Motion planning with obstacle avoidance for kinematically redundant manipulators based on two recurrent neural networks

Inverse kinematic motion planning of redundant manipulators by using recurrent neural networks in the presence of obstacles and uncertainties is a real-time nonlinear optimization problem. To tackle this problem, two subproblems should be resolved in real time. One is the determination of critical points on a given manipulator closest to obstacles, and the other is the computation of joint velocities of the manipulator which can direct the manipulator following a desired trajectory and away from obstacles if it is getting close to them. Different from our previous approaches where the critical points on the manipulator were assumed to be known, these points are to be computed by using a recurrent neural network in the paper.
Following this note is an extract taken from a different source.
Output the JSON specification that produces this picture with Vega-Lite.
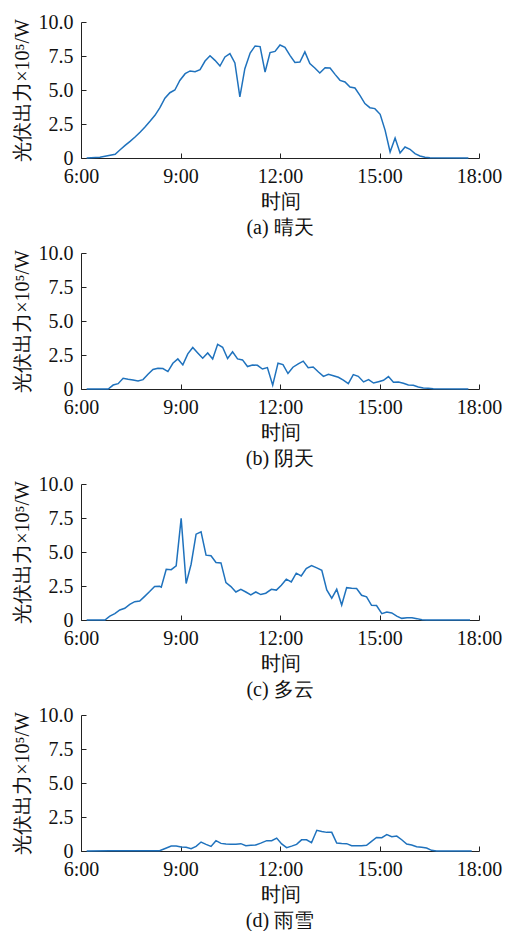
{
  "$schema": "https://vega.github.io/schema/vega-lite/v6.json",
  "padding": {"left": 12, "top": 12, "right": 4, "bottom": 2},
  "spacing": 5,
  "datasets": {
    "a": [{"t":6.17,"p":0},{"t":6.57,"p":0.05},{"t":7.03,"p":0.27},{"t":7.18,"p":0.61},{"t":7.33,"p":0.93},{"t":7.48,"p":1.22},{"t":7.63,"p":1.54},{"t":7.78,"p":1.9},{"t":7.93,"p":2.28},{"t":8.08,"p":2.7},{"t":8.23,"p":3.14},{"t":8.38,"p":3.7},{"t":8.53,"p":4.4},{"t":8.68,"p":4.8},{"t":8.83,"p":5.0},{"t":8.98,"p":5.7},{"t":9.14,"p":6.2},{"t":9.29,"p":6.4},{"t":9.44,"p":6.35},{"t":9.59,"p":6.5},{"t":9.74,"p":7.13},{"t":9.89,"p":7.52},{"t":10.04,"p":7.18},{"t":10.19,"p":6.76},{"t":10.34,"p":7.43},{"t":10.49,"p":7.67},{"t":10.64,"p":6.99},{"t":10.79,"p":4.49},{"t":10.94,"p":6.57},{"t":11.1,"p":7.72},{"t":11.25,"p":8.24},{"t":11.4,"p":8.19},{"t":11.55,"p":6.32},{"t":11.7,"p":7.75},{"t":11.85,"p":7.84},{"t":12.0,"p":8.31},{"t":12.15,"p":8.14},{"t":12.3,"p":7.55},{"t":12.45,"p":7.03},{"t":12.6,"p":7.06},{"t":12.75,"p":7.8},{"t":12.9,"p":6.94},{"t":13.05,"p":6.62},{"t":13.2,"p":6.25},{"t":13.36,"p":6.64},{"t":13.51,"p":6.62},{"t":13.66,"p":6.15},{"t":13.81,"p":5.71},{"t":13.96,"p":5.59},{"t":14.11,"p":5.22},{"t":14.26,"p":5.15},{"t":14.41,"p":4.61},{"t":14.56,"p":4.0},{"t":14.71,"p":3.7},{"t":14.86,"p":3.63},{"t":15.02,"p":3.21},{"t":15.17,"p":2.03},{"t":15.32,"p":0.44},{"t":15.47,"p":1.47},{"t":15.62,"p":0.37},{"t":15.77,"p":0.81},{"t":15.92,"p":0.64},{"t":16.07,"p":0.32},{"t":16.22,"p":0.15},{"t":16.37,"p":0.05},{"t":16.52,"p":0.01},{"t":17.68,"p":0}],
    "b": [{"t":6.17,"p":0},{"t":6.82,"p":0},{"t":6.97,"p":0.29},{"t":7.12,"p":0.39},{"t":7.27,"p":0.79},{"t":7.42,"p":0.71},{"t":7.57,"p":0.66},{"t":7.72,"p":0.59},{"t":7.87,"p":0.69},{"t":8.02,"p":1.08},{"t":8.17,"p":1.43},{"t":8.32,"p":1.52},{"t":8.47,"p":1.5},{"t":8.62,"p":1.28},{"t":8.77,"p":1.89},{"t":8.92,"p":2.21},{"t":9.07,"p":1.77},{"t":9.22,"p":2.58},{"t":9.37,"p":3.05},{"t":9.52,"p":2.65},{"t":9.67,"p":2.26},{"t":9.82,"p":2.65},{"t":9.97,"p":2.21},{"t":10.12,"p":3.29},{"t":10.27,"p":3.07},{"t":10.42,"p":2.24},{"t":10.57,"p":2.73},{"t":10.72,"p":2.21},{"t":10.87,"p":2.14},{"t":11.02,"p":1.65},{"t":11.17,"p":1.77},{"t":11.32,"p":1.74},{"t":11.47,"p":1.47},{"t":11.62,"p":1.57},{"t":11.78,"p":0.28},{"t":11.94,"p":1.9},{"t":12.09,"p":1.8},{"t":12.24,"p":1.14},{"t":12.39,"p":1.6},{"t":12.55,"p":1.85},{"t":12.7,"p":2.05},{"t":12.85,"p":1.57},{"t":13.0,"p":1.62},{"t":13.16,"p":1.25},{"t":13.31,"p":0.93},{"t":13.46,"p":1.08},{"t":13.61,"p":0.98},{"t":13.76,"p":0.86},{"t":13.91,"p":0.66},{"t":14.06,"p":0.39},{"t":14.21,"p":1.06},{"t":14.36,"p":0.93},{"t":14.52,"p":0.52},{"t":14.67,"p":0.69},{"t":14.82,"p":0.44},{"t":14.97,"p":0.54},{"t":15.12,"p":0.64},{"t":15.27,"p":0.91},{"t":15.42,"p":0.49},{"t":15.57,"p":0.52},{"t":15.72,"p":0.42},{"t":15.87,"p":0.29},{"t":16.02,"p":0.27},{"t":16.17,"p":0.15},{"t":16.32,"p":0.07},{"t":16.47,"p":0.05},{"t":16.62,"p":0.02},{"t":17.68,"p":0}],
    "c": [{"t":6.17,"p":0},{"t":6.72,"p":0},{"t":6.87,"p":0.29},{"t":7.02,"p":0.47},{"t":7.17,"p":0.74},{"t":7.32,"p":0.86},{"t":7.47,"p":1.15},{"t":7.62,"p":1.35},{"t":7.77,"p":1.4},{"t":7.92,"p":1.74},{"t":8.07,"p":2.09},{"t":8.22,"p":2.46},{"t":8.37,"p":2.48},{"t":8.42,"p":2.42},{"t":8.57,"p":3.73},{"t":8.72,"p":3.7},{"t":8.87,"p":3.98},{"t":9.02,"p":7.47},{"t":9.17,"p":2.68},{"t":9.32,"p":4.1},{"t":9.47,"p":6.31},{"t":9.62,"p":6.49},{"t":9.77,"p":4.77},{"t":9.92,"p":4.72},{"t":10.07,"p":4.23},{"t":10.22,"p":4.2},{"t":10.37,"p":2.75},{"t":10.52,"p":2.46},{"t":10.67,"p":2.06},{"t":10.82,"p":2.26},{"t":10.97,"p":2.06},{"t":11.12,"p":1.84},{"t":11.27,"p":2.06},{"t":11.42,"p":1.87},{"t":11.57,"p":1.97},{"t":11.74,"p":2.26},{"t":11.89,"p":2.2},{"t":12.04,"p":2.56},{"t":12.19,"p":3.0},{"t":12.34,"p":2.8},{"t":12.49,"p":3.44},{"t":12.64,"p":3.24},{"t":12.79,"p":3.78},{"t":12.95,"p":4.0},{"t":13.11,"p":3.83},{"t":13.26,"p":3.66},{"t":13.41,"p":2.21},{"t":13.56,"p":1.6},{"t":13.71,"p":2.26},{"t":13.86,"p":1.1},{"t":14.01,"p":2.38},{"t":14.16,"p":2.33},{"t":14.31,"p":2.31},{"t":14.46,"p":1.82},{"t":14.61,"p":1.7},{"t":14.76,"p":1.08},{"t":14.91,"p":1.06},{"t":15.07,"p":0.47},{"t":15.22,"p":0.59},{"t":15.37,"p":0.52},{"t":15.52,"p":0.29},{"t":15.67,"p":0.12},{"t":15.83,"p":0.17},{"t":15.98,"p":0.17},{"t":16.13,"p":0.1},{"t":16.28,"p":0.02},{"t":16.42,"p":0},{"t":17.73,"p":0}],
    "d": [{"t":6.17,"p":0},{"t":6.87,"p":0.02},{"t":7.87,"p":0.02},{"t":8.37,"p":0.02},{"t":8.52,"p":0.17},{"t":8.72,"p":0.37},{"t":8.87,"p":0.37},{"t":9.02,"p":0.29},{"t":9.17,"p":0.27},{"t":9.32,"p":0.17},{"t":9.47,"p":0.34},{"t":9.62,"p":0.66},{"t":9.77,"p":0.49},{"t":9.92,"p":0.34},{"t":10.07,"p":0.76},{"t":10.22,"p":0.56},{"t":10.37,"p":0.51},{"t":10.52,"p":0.49},{"t":10.67,"p":0.49},{"t":10.82,"p":0.54},{"t":10.97,"p":0.39},{"t":11.12,"p":0.42},{"t":11.27,"p":0.44},{"t":11.42,"p":0.58},{"t":11.6,"p":0.76},{"t":11.75,"p":0.76},{"t":11.9,"p":0.95},{"t":12.05,"p":0.52},{"t":12.2,"p":0.25},{"t":12.35,"p":0.36},{"t":12.5,"p":0.49},{"t":12.65,"p":0.82},{"t":12.8,"p":0.82},{"t":12.95,"p":0.61},{"t":13.11,"p":1.52},{"t":13.26,"p":1.44},{"t":13.41,"p":1.37},{"t":13.56,"p":1.37},{"t":13.71,"p":0.59},{"t":13.86,"p":0.56},{"t":14.01,"p":0.54},{"t":14.16,"p":0.39},{"t":14.31,"p":0.39},{"t":14.46,"p":0.39},{"t":14.61,"p":0.42},{"t":14.76,"p":0.71},{"t":14.91,"p":1.0},{"t":15.07,"p":0.98},{"t":15.22,"p":1.2},{"t":15.37,"p":1.05},{"t":15.52,"p":1.1},{"t":15.67,"p":0.83},{"t":15.82,"p":0.51},{"t":15.97,"p":0.44},{"t":16.12,"p":0.32},{"t":16.27,"p":0.27},{"t":16.42,"p":0.22},{"t":16.57,"p":0.05},{"t":16.72,"p":0},{"t":17.78,"p":0}]
  },
  "vconcat": [
    {"data": {"name": "a"}, "width": 398, "height": 136, "title": {"text": "(a) 晴天"},
     "mark": {"type": "line", "color": "#1f72bd", "strokeWidth": 1.5},
     "encoding": {
       "x": {"field": "t", "type": "quantitative", "scale": {"domain": [6, 18], "nice": false}, "axis": {"values": [6, 9, 12, 15, 18], "labelExpr": "datum.value + ':00'", "title": "时间"}},
       "y": {"field": "p", "type": "quantitative", "scale": {"domain": [0, 10], "nice": false}, "axis": {"values": [0, 2.5, 5, 7.5, 10], "labelExpr": "datum.value == 0 ? '0' : format(datum.value, '.1f')", "title": "光伏出力×10⁵/W"}}
     }},
    {"data": {"name": "b"}, "width": 398, "height": 136, "title": {"text": "(b) 阴天"},
     "mark": {"type": "line", "color": "#1f72bd", "strokeWidth": 1.5},
     "encoding": {
       "x": {"field": "t", "type": "quantitative", "scale": {"domain": [6, 18], "nice": false}, "axis": {"values": [6, 9, 12, 15, 18], "labelExpr": "datum.value + ':00'", "title": "时间"}},
       "y": {"field": "p", "type": "quantitative", "scale": {"domain": [0, 10], "nice": false}, "axis": {"values": [0, 2.5, 5, 7.5, 10], "labelExpr": "datum.value == 0 ? '0' : format(datum.value, '.1f')", "title": "光伏出力×10⁵/W"}}
     }},
    {"data": {"name": "c"}, "width": 398, "height": 136, "title": {"text": "(c) 多云"},
     "mark": {"type": "line", "color": "#1f72bd", "strokeWidth": 1.5},
     "encoding": {
       "x": {"field": "t", "type": "quantitative", "scale": {"domain": [6, 18], "nice": false}, "axis": {"values": [6, 9, 12, 15, 18], "labelExpr": "datum.value + ':00'", "title": "时间"}},
       "y": {"field": "p", "type": "quantitative", "scale": {"domain": [0, 10], "nice": false}, "axis": {"values": [0, 2.5, 5, 7.5, 10], "labelExpr": "datum.value == 0 ? '0' : format(datum.value, '.1f')", "title": "光伏出力×10⁵/W"}}
     }},
    {"data": {"name": "d"}, "width": 398, "height": 136, "title": {"text": "(d) 雨雪"},
     "mark": {"type": "line", "color": "#1f72bd", "strokeWidth": 1.5},
     "encoding": {
       "x": {"field": "t", "type": "quantitative", "scale": {"domain": [6, 18], "nice": false}, "axis": {"values": [6, 9, 12, 15, 18], "labelExpr": "datum.value + ':00'", "title": "时间"}},
       "y": {"field": "p", "type": "quantitative", "scale": {"domain": [0, 10], "nice": false}, "axis": {"values": [0, 2.5, 5, 7.5, 10], "labelExpr": "datum.value == 0 ? '0' : format(datum.value, '.1f')", "title": "光伏出力×10⁵/W"}}
     }}
  ],
  "config": {
    "view": {"stroke": null},
    "font": "Liberation Serif",
    "axis": {"grid": false, "domainColor": "#222", "tickColor": "#222", "labelColor": "#111", "titleColor": "#111",
             "labelFont": "Liberation Serif", "titleFont": "Liberation Serif",
             "labelFontSize": 20, "titleFontSize": 20, "titleFontWeight": "normal", "tickSize": -5, "labelPadding": 13,
             "domainWidth": 1, "tickWidth": 1, "labelFlush": false, "labelOverlap": false},
    "axisX": {"titlePadding": 5},
    "axisY": {"titlePadding": 6},
    "title": {"orient": "bottom", "font": "Liberation Serif", "fontSize": 20, "fontWeight": "normal", "color": "#111", "offset": 7}
  }
}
A time-varying quadratic programming problem is formulated for avoiding polyhedral obstacles. In view that the problem is not strictly convex, an existing recurrent neural network, general projection neural network, is applied for solving it. By introducing a velocity smoothing technique into our previous quadratic programming formulation of the joint velocity assignment problem, a recently developed recurrent neural network, improved dual neural network, is proposed to solve it, which features lower structural complexity compared with existing neural networks. Moreover, The effectiveness of the proposed neural networks is demonstrated by simulations on the Mitsubishi PA10-7C manipulator.